Livingstone Smith combines an evolutionary psychological account of Machiavellian intelligence – that social cognition going on behind our foreheads, allowing us to anticipate what others are thinking and intending – with a post-Freudian account of the unconscious – that dark, mythic shadow that hides us from ourselves. He emerges with a highly speculative theory of self-deception; one buoyed up more by anecdote and citations from book chapters than by scientific, peer-reviewed papers. To the author, all social speech is ripe for decoding, rich in symbolism, particularly analogy. To the psychoanalyst this would resemble transference: the words we use convey a latent message, expressing our beliefs about our interlocutor. We cannot say we dislike his haircut so we say the lawn needs trimming.

Yet, the author’s use of the word “deception” in this context may not satisfy all his critics. For, by expanding the concept to encompass all those activities that give rise to misinformation, even those of which the perpetrator is unaware (the chameleon changing hue, the plant that fools the fly) something is lost.
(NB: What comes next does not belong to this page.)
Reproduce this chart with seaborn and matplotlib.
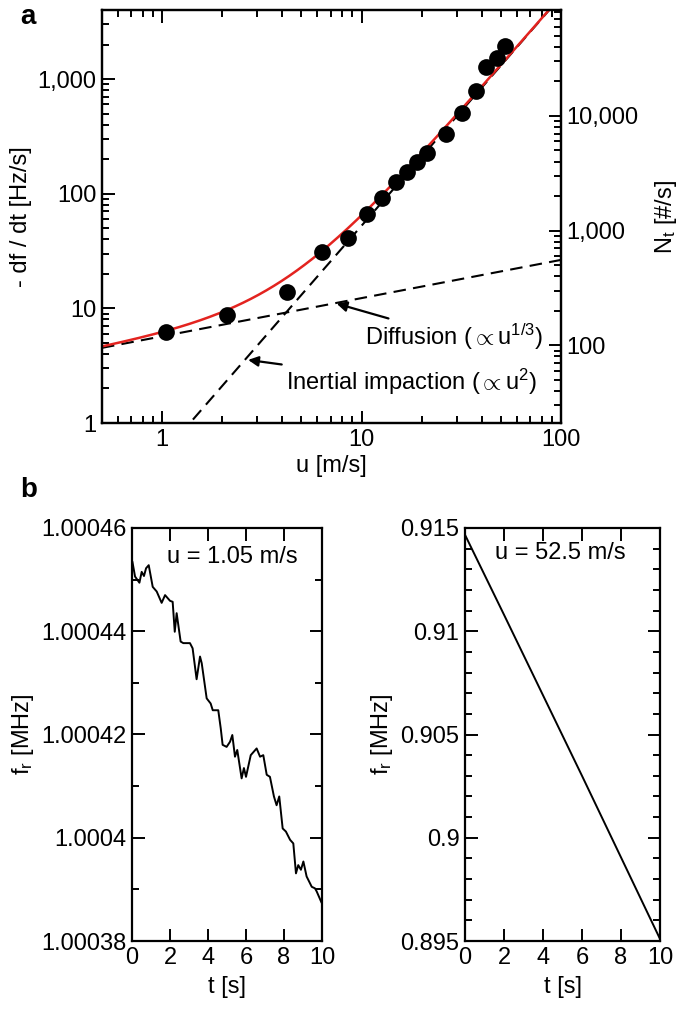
import numpy as np
import pandas as pd
import seaborn as sns
import matplotlib
matplotlib.use("Agg")
import matplotlib.pyplot as plt
from matplotlib.ticker import FuncFormatter, LogLocator, MultipleLocator, NullFormatter

# ---------------- data ----------------
u_data = [1.05, 2.12, 4.23, 6.34, 8.55, 10.65, 12.7, 14.9, 16.9, 19.0,
          21.3, 26.5, 31.9, 37.5, 42.1, 47.8, 52.5]
dfdt_data = [6.2, 8.7, 13.8, 30.7, 41.4, 67, 92, 127, 155, 190,
             227, 332, 506, 787, 1271, 1523, 1936]

# power-law model lines
diff_coef, diff_exp = 5.7, 1.0 / 3.0      # Diffusion  ~ u^(1/3)
inert_coef, inert_exp = 0.525, 2.0        # Inertial impaction ~ u^2
Nt_factor = 21.0                          # right axis scale (N_t per df/dt)

# time trace at u = 1.05 m/s
t_slow = [0.02, 0.16, 0.39, 0.51, 0.63, 0.74, 0.88, 1.09, 1.30, 1.56, 1.74, 2.00,
          2.14, 2.25, 2.35, 2.56, 2.70, 3.05, 3.19, 3.40, 3.58, 3.67, 3.93, 4.14,
          4.25, 4.54, 4.67, 4.77, 4.98, 5.16, 5.28, 5.42, 5.54, 5.77, 5.89, 6.00,
          6.25, 6.56, 6.74, 6.91, 7.09, 7.26, 7.47, 7.61, 7.75, 7.93, 8.10, 8.32,
          8.49, 8.63, 8.75, 8.89, 9.02, 9.19, 9.46, 9.63, 9.72, 9.98]
f_slow = [1.0004535, 1.0004506, 1.0004494, 1.0004515, 1.0004507, 1.0004522, 1.0004528,
          1.0004486, 1.0004477, 1.0004455, 1.0004470, 1.0004459, 1.0004457, 1.0004399,
          1.0004435, 1.0004380, 1.0004377, 1.0004377, 1.0004367, 1.0004307, 1.0004351,
          1.0004338, 1.0004270, 1.0004260, 1.0004247, 1.0004247, 1.0004212, 1.0004180,
          1.0004176, 1.0004186, 1.0004199, 1.0004157, 1.0004170, 1.0004115, 1.0004135,
          1.0004118, 1.0004160, 1.0004173, 1.0004157, 1.0004160, 1.0004122, 1.0004118,
          1.0004080, 1.0004063, 1.0004080, 1.0004018, 1.0004012, 1.0003996, 1.0003989,
          1.0003931, 1.0003947, 1.0003938, 1.0003954, 1.0003925, 1.0003905, 1.0003902,
          1.0003896, 1.0003874]

# time trace at u = 52.5 m/s
t_fast = [0, 2, 4, 6, 8, 10]
f_fast = [0.91467, 0.91080, 0.90690, 0.90300, 0.89905, 0.89510]

# ---------------- style ----------------
sns.set_theme(style="ticks")
plt.rcParams["font.family"] = ["Liberation Sans", "DejaVu Sans"]
plt.rcParams["mathtext.fontset"] = "custom"
plt.rcParams["mathtext.rm"] = "Liberation Sans"
plt.rcParams["mathtext.it"] = "Liberation Sans:italic"
plt.rcParams["mathtext.bf"] = "Liberation Sans:bold"
plt.rcParams["mathtext.sf"] = "Liberation Sans"
for key in ["text.color", "axes.labelcolor", "xtick.color", "ytick.color", "axes.edgecolor"]:
    plt.rcParams[key] = "black"
FS = 17
plt.rcParams["font.size"] = FS
plt.rcParams["axes.linewidth"] = 1.6

fig = plt.figure(figsize=(6.78, 10.09), dpi=100)
W, H = 678.0, 1009.0


def place(x0, x1, y0, y1):
    return fig.add_axes([x0 / W, 1 - y1 / H, (x1 - x0) / W, (y1 - y0) / H])


def style_ticks(ax, **kw):
    ax.tick_params(which="both", direction="in", width=1.4, colors="black",
                   labelsize=FS, **kw)
    ax.tick_params(which="major", length=9, pad=4)
    ax.tick_params(which="minor", length=5)
    for s in ax.spines.values():
        s.set_linewidth(1.6)
        s.set_color("black")


comma = FuncFormatter(lambda v, p: "{:,.0f}".format(v))

# ---------------- panel a ----------------
ax = place(102, 561, 10, 423)
ax.set_xscale("log")
ax.set_yscale("log")

u_fit = np.logspace(np.log10(0.5), np.log10(100), 300)
diff_line = diff_coef * u_fit ** diff_exp
inert_line = inert_coef * u_fit ** inert_exp
total_line = diff_line + inert_line

sns.lineplot(x=u_fit, y=diff_line, ax=ax, color="black", lw=1.5,
             linestyle=(0, (6, 3.5)), sort=False)
sns.lineplot(x=u_fit, y=inert_line, ax=ax, color="black", lw=1.5,
             linestyle=(0, (6, 3.5)), sort=False)
sns.lineplot(x=u_fit, y=total_line, ax=ax, color="#e3231f", lw=1.8, sort=False)
sns.scatterplot(x=u_data, y=dfdt_data, ax=ax, color="black", s=145,
                edgecolor="black", linewidth=0, zorder=5)

ax.set_xlim(0.5, 100)
ax.set_ylim(1, 4000)
ax.xaxis.set_major_locator(LogLocator(base=10, numticks=10))
ax.xaxis.set_minor_locator(LogLocator(base=10, subs=np.arange(2, 10), numticks=20))
ax.yaxis.set_major_locator(LogLocator(base=10, numticks=10))
ax.yaxis.set_minor_locator(LogLocator(base=10, subs=np.arange(2, 10), numticks=20))
ax.xaxis.set_major_formatter(comma)
ax.yaxis.set_major_formatter(comma)
ax.xaxis.set_minor_formatter(NullFormatter())
ax.yaxis.set_minor_formatter(NullFormatter())
style_ticks(ax, top=True, right=False)
ax.set_xlabel("u [m/s]", fontsize=FS, labelpad=3)
ax.set_ylabel("- df / dt [Hz/s]", fontsize=FS, labelpad=4)

ax2 = ax.twinx()
ax2.set_yscale("log")
ax2.set_ylim(1 * Nt_factor, 4000 * Nt_factor)
ax2.yaxis.set_major_locator(LogLocator(base=10, numticks=10))
ax2.yaxis.set_minor_locator(LogLocator(base=10, subs=np.arange(2, 10), numticks=20))
ax2.yaxis.set_major_formatter(comma)
ax2.yaxis.set_minor_formatter(NullFormatter())
style_ticks(ax2, right=True, left=False)
ax2.set_ylabel(r"N$_\mathrm{t}$ [#/s]", fontsize=FS, labelpad=10)

ax.annotate(r"Diffusion ($\propto$u$^{1/3}$)", xy=(7.5, 11.0),
            xytext=(10.4, 5.6), fontsize=FS, ha="left", va="center",
            arrowprops=dict(arrowstyle="-|>", color="black", lw=1.6,
                            mutation_scale=15, shrinkA=1, shrinkB=0))
ax.annotate(r"Inertial impaction ($\propto$u$^{2}$)", xy=(2.7, 3.55),
            xytext=(4.2, 2.27), fontsize=FS, ha="left", va="center",
            arrowprops=dict(arrowstyle="-|>", color="black", lw=1.6,
                            mutation_scale=15, shrinkA=1, shrinkB=0))

fig.text(20 / W, 1 - 17 / H, "a", fontsize=20, fontweight="bold", va="center")
fig.text(20 / W, 1 - 490 / H, "b", fontsize=20, fontweight="bold", va="center")


def trim(v, p):
    s = "{:.5f}".format(v).rstrip("0").rstrip(".")
    return s


# ---------------- panel b (left) ----------------
bl = place(132, 322, 528, 941)
sns.lineplot(x=t_slow, y=f_slow, ax=bl, color="black", lw=1.4, sort=False)
bl.set_xlim(0, 10)
bl.set_ylim(1.00038, 1.00046)
bl.xaxis.set_major_locator(MultipleLocator(2))
bl.yaxis.set_major_locator(MultipleLocator(0.00002))
bl.yaxis.set_minor_locator(MultipleLocator(0.00001))
bl.yaxis.set_major_formatter(FuncFormatter(trim))
bl.xaxis.set_major_formatter(FuncFormatter(lambda v, p: "{:d}".format(int(round(v)))))
style_ticks(bl, top=True, right=True)
bl.set_xlabel("t [s]", fontsize=FS, labelpad=5)
bl.set_ylabel(r"f$_\mathrm{r}$ [MHz]", fontsize=FS, labelpad=4)
bl.text(0.53, 0.93, "u = 1.05 m/s", transform=bl.transAxes, ha="center",
        va="center", fontsize=FS)

# ---------------- panel b (right) ----------------
br = place(465, 660, 528, 941)
sns.lineplot(x=t_fast, y=f_fast, ax=br, color="black", lw=1.4, sort=False)
br.set_xlim(0, 10)
br.set_ylim(0.895, 0.915)
br.xaxis.set_major_locator(MultipleLocator(2))
br.yaxis.set_major_locator(MultipleLocator(0.005))
br.yaxis.set_minor_locator(MultipleLocator(0.001))
br.yaxis.set_major_formatter(FuncFormatter(trim))
br.xaxis.set_major_formatter(FuncFormatter(lambda v, p: "{:d}".format(int(round(v)))))
style_ticks(br, top=True, right=True)
br.set_xlabel("t [s]", fontsize=FS, labelpad=5)
br.set_ylabel(r"f$_\mathrm{r}$ [MHz]", fontsize=FS, labelpad=4)
br.text(0.49, 0.94, "u = 52.5 m/s", transform=br.transAxes, ha="center",
        va="center", fontsize=FS)

fig.savefig("out.png", dpi=100)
Livingstone Smith fails to address precisely that aspect of deception that gives the book its title: the consciously motivated, spoken lie. What mechanisms are at play in the mind of the knowing deceiver? You will not find them here.

This is a shame, as there is a fascinating tale to be told of how knowing deception arises in those primates closest to man. Of how we learn to lie as children, yet come to value truth. And of how we bear responsibility when we confess to what we’ve done.